Affiliate, The Feld Group Institute

Head of Technology Strategy, Dialexa – a Feld Group Institute partner

Highly regarded CTO and change agent with IT strategy and enterprise architecture expertise.

Russell Villemez is an Affiliate with the Feld Group Institute and the head of Technology Strategy at Dialexa, a Technology Research, Design and Creation firm that works with organizations on initiatives such as Operational Transformation, Business Growth, and New Venture Creation.

During 17 years in operational roles and 15 years in consulting roles, Russell has worked across a variety of industries in both executive leadership positions and as a subject matter expert. Russell thrives on the scale and complexity of leading major change agendas in large corporate environments.

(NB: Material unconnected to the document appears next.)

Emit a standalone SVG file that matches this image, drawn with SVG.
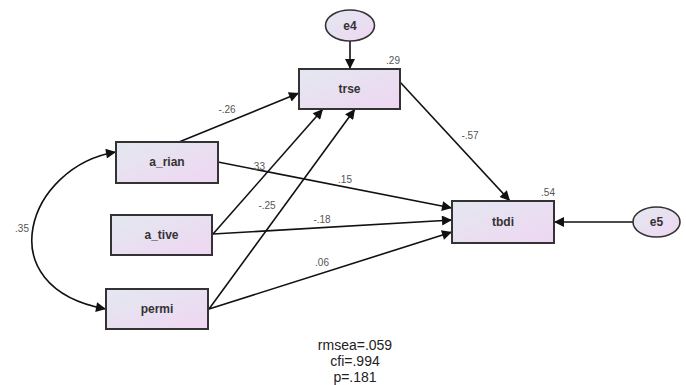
<svg xmlns="http://www.w3.org/2000/svg" width="686" height="385" viewBox="0 0 686 385">
<defs>
<linearGradient id="g" x1="0" y1="0" x2="1" y2="1">
<stop offset="0" stop-color="#e3e8f0"/>
<stop offset="1" stop-color="#efd6f2"/>
</linearGradient>
<marker id="a" viewBox="0 0 10 10" refX="10" refY="5" markerWidth="16" markerHeight="10" markerUnits="userSpaceOnUse" orient="auto-start-reverse">
<path d="M0,0 L10,5 L0,10 z" fill="#111"/>
</marker>
<style>
.box{fill:url(#g);stroke:#333;stroke-width:2}
.ell{fill:url(#g);stroke:#333;stroke-width:1.6}
.nt{font-family:"Liberation Sans",Arial,sans-serif;font-size:12px;font-weight:bold;fill:#333;text-anchor:middle}
.lb{font-family:"Liberation Sans",Arial,sans-serif;font-size:10px;fill:#555;text-anchor:middle}
.fit{font-family:"Liberation Sans",Arial,sans-serif;font-size:14px;fill:#222;text-anchor:middle}
.c{fill:none;stroke:#111;stroke-width:1.6;marker-end:url(#a)}
</style>
</defs>
<rect width="686" height="385" fill="#fff"/>
<g id="connectors">
<path class="c" d="M350,41 L350,69"/>
<path class="c" d="M179,142 L299,93"/>
<path class="c" d="M213,234 L323,109"/>
<path class="c" d="M209,309 L355,109"/>
<path class="c" d="M218,162 L452,208"/>
<path class="c" d="M213,234 L452,220"/>
<path class="c" d="M209,309 L452,232"/>
<path class="c" d="M400,82 L510,201"/>
<path class="c" d="M633,222 L554,222"/>
<path class="c" d="M116,152 C28,166 -14,287 106,309" style="marker-start:url(#a)"/>
</g>
<g id="labels">
<text class="lb" x="227" y="113">-.26</text>
<text class="lb" x="258" y="170">.33</text>
<text class="lb" x="345" y="183">.15</text>
<text class="lb" x="267" y="209">-.25</text>
<text class="lb" x="322" y="223">-.18</text>
<text class="lb" x="322" y="266">.06</text>
<text class="lb" x="22" y="232">.35</text>
<text class="lb" x="470" y="139">-.57</text>
<text class="lb" x="393" y="64">.29</text>
<text class="lb" x="548" y="196">.54</text>
</g>
<g id="e4"><ellipse class="ell" cx="350" cy="25.5" rx="24.5" ry="15.5"/><text class="nt" x="350" y="30">e4</text></g>
<g id="trse"><rect class="box" x="299" y="69" width="101" height="40"/><text class="nt" x="349.5" y="93">trse</text></g>
<g id="a_rian"><rect class="box" x="116" y="142" width="102" height="41"/><text class="nt" x="167" y="166">a_rian</text></g>
<g id="a_tive"><rect class="box" x="111" y="215" width="101" height="40"/><text class="nt" x="161.5" y="239">a_tive</text></g>
<g id="permi"><rect class="box" x="106" y="289" width="102" height="40"/><text class="nt" x="157" y="313">permi</text></g>
<g id="tbdi"><rect class="box" x="452" y="201" width="102" height="42"/><text class="nt" x="503" y="226">tbdi</text></g>
<g id="e5"><ellipse class="ell" cx="656.5" cy="222" rx="23.5" ry="15"/><text class="nt" x="656.5" y="226">e5</text></g>
<g id="fit">
<text class="fit" x="355" y="350">rmsea=.059</text>
<text class="fit" x="355" y="366">cfi=.994</text>
<text class="fit" x="355" y="382">p=.181</text>
</g>
</svg>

Recent consulting clients include AmerisourceBergen, the American Automobile Association, Brinker International, Cubic, Equifax, and Cox Automotive. A common thread is the client’s need for strong leadership during a period of change—whether motivated by acquisitions, spin-offs, competitive pressures, or other factors. Clients also benefit from Russell’s expertise in enterprise architecture, agile development, application portfolio rationalization, technology and architecture strategy, as well as business strategy and commercial software product development.

Recognized as a versatile IT executive, adept at solving complex problems with innovative solutions, Russell’s capabilities and achievements span a continuum from business-strategy formation to hands-on IT solution development. His extensive career achievements include pioneering the first use of relational databases in high-volume transaction systems in the ‘80s, applying voice recognition DSPs in public intelligent network services for consumer markets in the ‘90s, and leading large-scale adoptions of open systems, object technology, and middleware frameworks in complex business environments, often in advance of commercially available software products.

Prior to joining Dialexa, Russell served at HP as Enterprise Services Chief Technology Officer for the Americas, leading a global capability for embedded Account CTOs in large enterprises. Russell began his career at Accenture, where he first crafted his consultative problem-solving approach, later honed at A.T. Kearny and the Feld Group. Russell’s deep telecom experience is built upon numerous director and enterprise architect positions at AT&T, Bell Atlantic, Telstra, US West, Pacific Bell, and Sprint, and as V.P. and CIO for WebLink Wireless.

Russell has a BS in Business Administration from Louisiana State University and an MBA from Vanderbilt University. In his spare time, Russell participates in amateur auto racing, and is a driving instructor with the Porsche Club of America.